Great voices, superior singing highlight ‘Madama Butterfly’ in lavish production
The opera world has more than its share of people who cling to the past, and their main complaint is: Great voices and great singing no longer exist. They need to hear Ana Maria Martinez in Giacomo Puccini’s “Madama Butterfly.”
Martinez played the heroine of Puccini’s drama Friday, when Houston Grand Opera brought back the story of the geisha abandoned by the American sailor who has married her on a whim. If the richness, passion and style Martinez lavished on Puccini’s music weren’t enough to restore a naysayer’s faith, I don’t know what would be.
As Martinez’s vibrant, full-bodied voice welled up again and again, it was more than a feast for the ear. It exuded the emotion and dignity that make Butterfly so captivating.
In Act 1, the warmth of Martinez’s singing conveyed the love that filled the geisha as she married Pinkerton. In Act 2, as Butterfly clung to hope Pinkerton would return to her, Martinez’s power and tenderness revealed the depth of Butterfly’s faith in him, then her voice turned bare and forlorn when the geisha reluctantly imagined the worst.
In Act 3, as hope died, Martinez sang with an abandon that not only exposed Butterfly’s desperation, but completed her growth into a larger-thanlife figure.
If there was one quality Martinez lacked, it was the touch of girlishness Butterfly should have in Act 1, during which Pinkerton exclaims that he’s smitten by that very charm. But as the geisha’s inner battle between hope and fear grew, Martinez’s Butterfly embodied it: crying, then composing herself; fidgeting giddily when she thought the American consul, Sharpless, was about to reveal good news; taking the dagger from its box with fearsome resoluteness at the opera’s climax.

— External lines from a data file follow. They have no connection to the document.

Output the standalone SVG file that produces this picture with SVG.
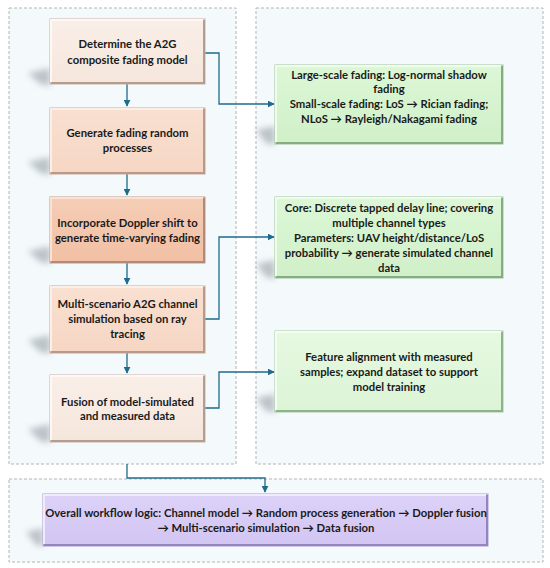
<svg xmlns="http://www.w3.org/2000/svg" width="550" height="568" viewBox="0 0 550 568">
<defs>
<style>
.panel{fill:#f4f9fc;stroke:#b4b4b4;stroke-width:1;stroke-dasharray:3,2}
.t{font-family:Lato,"Open Sans","Liberation Sans",sans-serif;font-weight:bold;font-size:11.3px;fill:#1a1a1a;text-anchor:middle}
.conn{fill:none;stroke:#1e6b8c;stroke-width:1.3}
.edge{fill:none;stroke-width:2}
.shadow{fill:#8e979e;opacity:0.55;filter:url(#blur)}
</style>
<filter id="blur" x="-50%" y="-50%" width="200%" height="200%"><feGaussianBlur stdDeviation="3"/></filter>
<marker id="arr" viewBox="0 0 10 10" refX="9" refY="5" markerWidth="7" markerHeight="7" markerUnits="userSpaceOnUse" orient="auto"><path d="M0,0 L10,5 L0,10 z" fill="#1e6b8c"/></marker>
<linearGradient id="gPeachL" x1="0" y1="0" x2="0" y2="1"><stop offset="0" stop-color="#f9efe8"/><stop offset="1" stop-color="#f5e6dc"/></linearGradient>
<linearGradient id="gPeach" x1="0" y1="0" x2="0" y2="1"><stop offset="0" stop-color="#f9e0d1"/><stop offset="1" stop-color="#f6d6c3"/></linearGradient>
<linearGradient id="gPeachD" x1="0" y1="0" x2="0" y2="1"><stop offset="0" stop-color="#f5cdb6"/><stop offset="1" stop-color="#f2c0a4"/></linearGradient>
<linearGradient id="gGreen" x1="0" y1="0" x2="0" y2="1"><stop offset="0" stop-color="#dcf7d6"/><stop offset="1" stop-color="#d0f0c9"/></linearGradient>
<linearGradient id="gGreenL" x1="0" y1="0" x2="0" y2="1"><stop offset="0" stop-color="#e6f9e1"/><stop offset="1" stop-color="#dcf4d6"/></linearGradient>
<linearGradient id="gPurple" x1="0" y1="0" x2="0" y2="1"><stop offset="0" stop-color="#ddd2f8"/><stop offset="1" stop-color="#d2c5f3"/></linearGradient>
</defs>

<g id="panels">
<rect class="panel" x="9" y="8" width="227" height="456"/>
<rect class="panel" x="256" y="8" width="287" height="456"/>
<rect class="panel" x="9" y="479" width="534" height="83"/>
</g>

<g id="shadows">
<polygon class="shadow" points="50,68 28,73 40,84 50,86"/>
<polygon class="shadow" points="50,157 28,162 40,173 50,175"/>
<polygon class="shadow" points="50,246 28,251 40,262 50,264"/>
<polygon class="shadow" points="50,335 28,340 40,352 50,354"/>
<polygon class="shadow" points="50,424 28,429 40,441 50,443"/>
<polygon class="shadow" points="275,126 256,130 266,143 275,145"/>
<polygon class="shadow" points="275,260 256,264 266,277 275,279"/>
<polygon class="shadow" points="275,394 256,398 266,411 275,413"/>
<polygon class="shadow" points="43,528 26,532 36,545 43,547"/>
</g>

<g id="connectors">
<line class="conn" x1="127" y1="84" x2="127" y2="106" marker-end="url(#arr)"/>
<line class="conn" x1="127" y1="174" x2="127" y2="195" marker-end="url(#arr)"/>
<line class="conn" x1="127" y1="263" x2="127" y2="284" marker-end="url(#arr)"/>
<line class="conn" x1="127" y1="353" x2="127" y2="373" marker-end="url(#arr)"/>
<polyline class="conn" points="205,53 219,53 219,104 274,104" marker-end="url(#arr)"/>
<polyline class="conn" points="205,319 219,319 219,237 274,237" marker-end="url(#arr)"/>
<polyline class="conn" points="205,408 219,408 219,372 274,372" marker-end="url(#arr)"/>
<polyline class="conn" points="127,464 127,478 265,478 265,492" marker-end="url(#arr)"/>
</g>

<g id="n1">
<rect x="50" y="19" width="155" height="65" fill="url(#gPeachL)" stroke="#c9b2a6"/>
<polyline class="edge" points="51,83 204,83 204,20" stroke="#b59c90"/>
<polyline class="edge" points="51,82 51,20 203,20" stroke="#fdf8f4" stroke-width="1.5"/>
<text class="t" x="127.5" y="48">Determine the A2G</text>
<text class="t" x="127.5" y="64">composite fading model</text>
</g>

<g id="n2">
<rect x="50" y="108" width="155" height="66" fill="url(#gPeach)" stroke="#c9a796"/>
<polyline class="edge" points="51,173 204,173 204,109" stroke="#b8998a"/>
<polyline class="edge" points="51,172 51,109 203,109" stroke="#fcefe7" stroke-width="1.5"/>
<text class="t" x="127.5" y="137">Generate fading random</text>
<text class="t" x="127.5" y="152">processes</text>
</g>

<g id="n3">
<rect x="50" y="197" width="155" height="66" fill="url(#gPeachD)" stroke="#c59a84"/>
<polyline class="edge" points="51,262 204,262 204,198" stroke="#b18b78"/>
<polyline class="edge" points="51,261 51,198 203,198" stroke="#f9e1d3" stroke-width="1.5"/>
<text class="t" x="127.5" y="227">Incorporate Doppler shift to</text>
<text class="t" x="127.5" y="242">generate time-varying fading</text>
</g>

<g id="n4">
<rect x="50" y="286" width="155" height="67" fill="url(#gPeach)" stroke="#c9a796"/>
<polyline class="edge" points="51,352 204,352 204,287" stroke="#b8998a"/>
<polyline class="edge" points="51,351 51,287 203,287" stroke="#fcefe7" stroke-width="1.5"/>
<text class="t" x="127.5" y="308">Multi-scenario A2G channel</text>
<text class="t" x="127.5" y="323">simulation based on ray</text>
<text class="t" x="127.5" y="338">tracing</text>
</g>

<g id="n5">
<rect x="50" y="375" width="155" height="67" fill="url(#gPeachL)" stroke="#c9b2a6"/>
<polyline class="edge" points="51,441 204,441 204,376" stroke="#b59c90"/>
<polyline class="edge" points="51,440 51,376 203,376" stroke="#fdf8f4" stroke-width="1.5"/>
<text class="t" x="127.5" y="406">Fusion of model-simulated</text>
<text class="t" x="127.5" y="420">and measured data</text>
</g>

<g id="g1">
<rect x="275" y="65" width="228" height="79" fill="url(#gGreen)" stroke="#9cc596"/>
<polyline class="edge" points="276,143 502,143 502,66" stroke="#86ad80"/>
<polyline class="edge" points="276,142 276,66 501,66" stroke="#effcec" stroke-width="1.5"/>
<text class="t" x="389" y="79">Large-scale fading: Log-normal shadow</text>
<text class="t" x="389" y="93">fading</text>
<text class="t" x="389" y="108">Small-scale fading: LoS → Rician fading;</text>
<text class="t" x="389" y="123">NLoS → Rayleigh/Nakagami fading</text>
</g>

<g id="g2">
<rect x="275" y="197" width="228" height="81" fill="url(#gGreen)" stroke="#9cc596"/>
<polyline class="edge" points="276,277 502,277 502,198" stroke="#86ad80"/>
<polyline class="edge" points="276,276 276,198 501,198" stroke="#effcec" stroke-width="1.5"/>
<text class="t" x="389" y="212">Core: Discrete tapped delay line; covering</text>
<text class="t" x="389" y="227">multiple channel types</text>
<text class="t" x="389" y="242">Parameters: UAV height/distance/LoS</text>
<text class="t" x="389" y="257">probability → generate simulated channel</text>
<text class="t" x="389" y="272">data</text>
</g>

<g id="g3">
<rect x="275" y="331" width="228" height="81" fill="url(#gGreenL)" stroke="#a6c9a0"/>
<polyline class="edge" points="276,411 502,411 502,332" stroke="#8fb389"/>
<polyline class="edge" points="276,410 276,332 501,332" stroke="#f3fdf0" stroke-width="1.5"/>
<text class="t" x="389" y="361">Feature alignment with measured</text>
<text class="t" x="389" y="376">samples; expand dataset to support</text>
<text class="t" x="389" y="391">model training</text>
</g>

<g id="p1">
<rect x="43" y="494" width="445" height="52" fill="url(#gPurple)" stroke="#a99bd3"/>
<polyline class="edge" points="44,545 487,545 487,495" stroke="#9485bf"/>
<polyline class="edge" points="44,544 44,495 486,495" stroke="#efeafd" stroke-width="1.5"/>
<text class="t" x="266" y="517">Overall workflow logic: Channel model → Random process generation → Doppler fusion</text>
<text class="t" x="266" y="532">→ Multi-scenario simulation → Data fusion</text>
</g>
</svg>
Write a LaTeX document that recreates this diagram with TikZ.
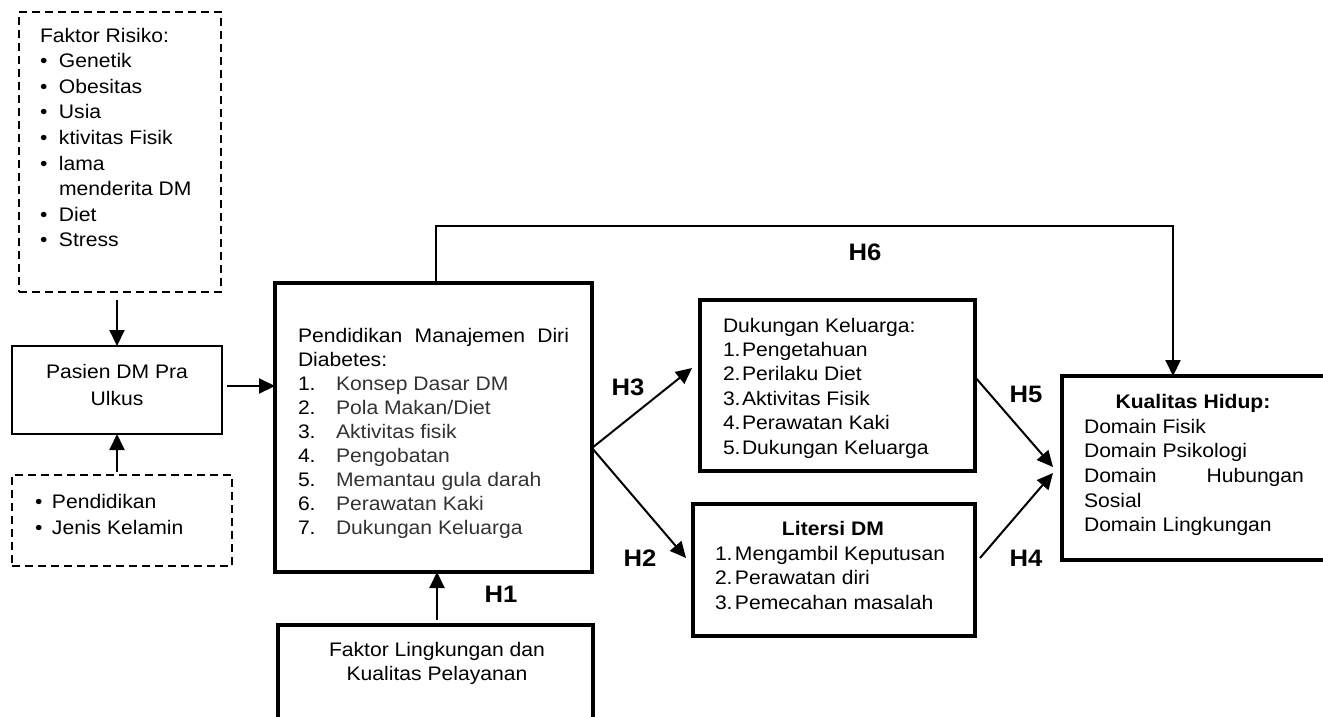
\documentclass[tikz,border=0pt]{standalone}
\usepackage{fontspec}
\setmainfont{Liberation Sans}[FakeStretch=1.077]
\usetikzlibrary{arrows.meta,calc}
\begin{document}
\begin{tikzpicture}[x=1pt,y=-1pt,
  mybox/.style={draw, line width=3.3pt, inner sep=0pt, outer sep=0pt, anchor=north west, rectangle},
  dbox/.style={draw, line width=2pt, dash pattern=on 8pt off 5pt, inner sep=0pt, outer sep=0pt, anchor=north west, rectangle},
  arr/.style={line width=2pt, -{Triangle[length=16pt,width=15pt]}},
  txt/.style={inner sep=0pt, outer sep=0pt, anchor=base west},
  ctxt/.style={inner sep=0pt, outer sep=0pt, anchor=base},
  hlab/.style={inner sep=0pt, outer sep=0pt, anchor=base, font=\bfseries\fontsize{23.8}{28}\selectfont}]
\useasboundingbox (0,0) rectangle (1323,716);
\clip (0,0) rectangle (1323,716);

% ---------- boxes ----------
\node[dbox, minimum width=202pt, minimum height=280pt] (A) at (19,12) {};
\node[mybox, line width=2.7pt, minimum width=210pt, minimum height=88pt] (B) at (12,346) {};
\node[dbox, minimum width=220pt, minimum height=91pt] (D) at (12,475) {};
\node[mybox, minimum width=317pt, minimum height=289pt] (C) at (275,283) {};
\node[mybox, minimum width=275pt, minimum height=171pt] (E) at (700,300) {};
\node[mybox, minimum width=282pt, minimum height=132pt] (F) at (693,504) {};
\node[mybox, minimum width=300pt, minimum height=184pt] (K) at (1062,376) {};
\node[mybox, minimum width=315pt, minimum height=130pt] (G) at (278,625) {};

% ---------- texts ----------
\node[txt, font=\fontsize{19.6}{25.6}\selectfont] (tA) at (40,42) {%
\begin{tabular}[t]{@{}l@{}l@{}}
\multicolumn{2}{@{}l@{}}{Faktor Risiko:}\\
\makebox[19pt][l]{•} & Genetik\\
\makebox[19pt][l]{•} & Obesitas\\
\makebox[19pt][l]{•} & Usia\\
\makebox[19pt][l]{•} & ktivitas Fisik\\
\makebox[19pt][l]{•} & lama\\
 & menderita DM\\
\makebox[19pt][l]{•} & Diet\\
\makebox[19pt][l]{•} & Stress
\end{tabular}};

\node[ctxt, font=\fontsize{19.6}{27}\selectfont] (tB) at (117,378) {%
\begin{tabular}[t]{@{}c@{}}Pasien DM Pra\\ Ulkus\end{tabular}};

\node[txt, font=\fontsize{19.6}{26}\selectfont] (tD) at (35,508) {%
\begin{tabular}[t]{@{}l@{}l@{}}
\makebox[17pt][l]{•} & Pendidikan\\
\makebox[17pt][l]{•} & Jenis Kelamin
\end{tabular}};

\node[txt, font=\fontsize{19.6}{24.1}\selectfont] (tC) at (298,342) {%
\begin{tabular}[t]{@{}l@{}l@{}}
\multicolumn{2}{@{}l@{}}{\makebox[271pt][s]{Pendidikan Manajemen Diri}}\\
\multicolumn{2}{@{}l@{}}{Diabetes:}\\
\makebox[38pt][l]{1.} & \color{black!80}Konsep Dasar DM\\
\makebox[38pt][l]{2.} & \color{black!80}Pola Makan/Diet\\
\makebox[38pt][l]{3.} & \color{black!80}Aktivitas fisik\\
\makebox[38pt][l]{4.} & \color{black!80}Pengobatan\\
\makebox[38pt][l]{5.} & \color{black!80}Memantau gula darah\\
\makebox[38pt][l]{6.} & \color{black!80}Perawatan Kaki\\
\makebox[38pt][l]{7.} & \color{black!80}Dukungan Keluarga
\end{tabular}};

\node[txt, font=\fontsize{19.6}{24.4}\selectfont] (tE) at (723,332) {%
\begin{tabular}[t]{@{}l@{}l@{}}
\multicolumn{2}{@{}l@{}}{Dukungan Keluarga:}\\
\makebox[19pt][l]{1.} & Pengetahuan\\
\makebox[19pt][l]{2.} & Perilaku Diet\\
\makebox[19pt][l]{3.} & Aktivitas Fisik\\
\makebox[19pt][l]{4.} & Perawatan Kaki\\
\makebox[19pt][l]{5.} & Dukungan Keluarga
\end{tabular}};

\node[ctxt, font=\bfseries\fontsize{19.6}{24}\selectfont] (tF1) at (833,535) {Litersi DM};
\node[txt, font=\fontsize{19.6}{24.5}\selectfont] (tF) at (715,560) {%
\begin{tabular}[t]{@{}l@{}l@{}}
\makebox[20pt][l]{1.} & Mengambil Keputusan\\
\makebox[20pt][l]{2.} & Perawatan diri\\
\makebox[20pt][l]{3.} & Pemecahan masalah
\end{tabular}};

\node[ctxt, font=\bfseries\fontsize{19.6}{24}\selectfont] (tK1) at (1193,408) {Kualitas Hidup:};
\node[txt, font=\fontsize{19.6}{24.7}\selectfont] (tK) at (1084,433) {%
\begin{tabular}[t]{@{}l@{}}
Domain Fisik\\
Domain Psikologi\\
\makebox[220pt][s]{Domain Hubungan}\\
Sosial\\
Domain Lingkungan
\end{tabular}};

\node[ctxt, font=\fontsize{19.6}{24}\selectfont] (tG) at (437,656) {%
\begin{tabular}[t]{@{}c@{}}Faktor Lingkungan dan\\ Kualitas Pelayanan\end{tabular}};

% ---------- labels ----------
\node[hlab] (H1) at (501,602) {H1};
\node[hlab] (H2) at (640,566) {H2};
\node[hlab] (H3) at (628,395) {H3};
\node[hlab] (H4) at (1026,566) {H4};
\node[hlab] (H5) at (1026,402) {H5};
\node[hlab] (H6) at (865,260) {H6};

% ---------- connectors ----------
\coordinate (a1) at ($(A.south -| B.north)+(0,8)$);
\draw[arr] (a1) -- (B.north);
\coordinate (d1) at ($(D.north -| B.south)+(0,-3)$);
\draw[arr] (d1) -- (B.south);
\coordinate (b1) at ($(B.east |- 0,386)+(5,0)$);
\draw[arr] (b1) -- (b1 -| C.west);
\coordinate (c1) at (C.east |- 0,448);
\coordinate (e1) at ($(E.west |- 0,368)+(-8,0)$);
\coordinate (f1) at ($(F.west |- 0,558)+(-7,0)$);
\draw[arr] (c1) -- (e1);
\draw[arr] (c1) -- (f1);
\coordinate (e2) at (E.east |- 0,377);
\coordinate (f2) at ($(F.east |- 0,558)+(5,0)$);
\coordinate (k1) at ($(K.west |- 0,467)+(-9,0)$);
\coordinate (k2) at ($(K.west |- 0,473)+(-9,0)$);
\draw[arr] (e2) -- (k1);
\draw[arr] (f2) -- (k2);
\coordinate (h6) at (1173,226);
\coordinate (c6) at (436,283);
\draw[arr] (c6) |- (h6) -- (h6 |- K.north);
\coordinate (g1) at ($(G.north -| 437,0)+(0,-5)$);
\draw[arr] (g1) -- (g1 |- C.south);
\end{tikzpicture}
\end{document}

The rest of the production largely equalled Martinez’s musical and dramatic force. Tenor Alexey Dolgov sang with a ring, freshness and fire that captured Pinkerton’s ardor in Act 1 and his remorse in Act 3, when the sailor returned to Butterfly’s home but shrank from facing her.
Dolgov also treated Puccini’s music to dashes of delicacy that many tenors can’t muster.
Baritone Scott Hendricks’ Sharpless had a sonorous voice and humane demeanor, and he opened the last scene’s trio eloquently. As Butterfly’s servant Suzuki, mezzo-soprano Sofia Selowsky complemented Martinez through her voice’s warmth and weight.
Tenor John Easterlin cut an obsequious figure as the marriage broker Goro, but he sometimes was nearly inaudible.
Christopher Oram’s set evoked the economy of Japanese art, and director Louisa Muller laid out graceful tableaux and helped the principals interact compellingly.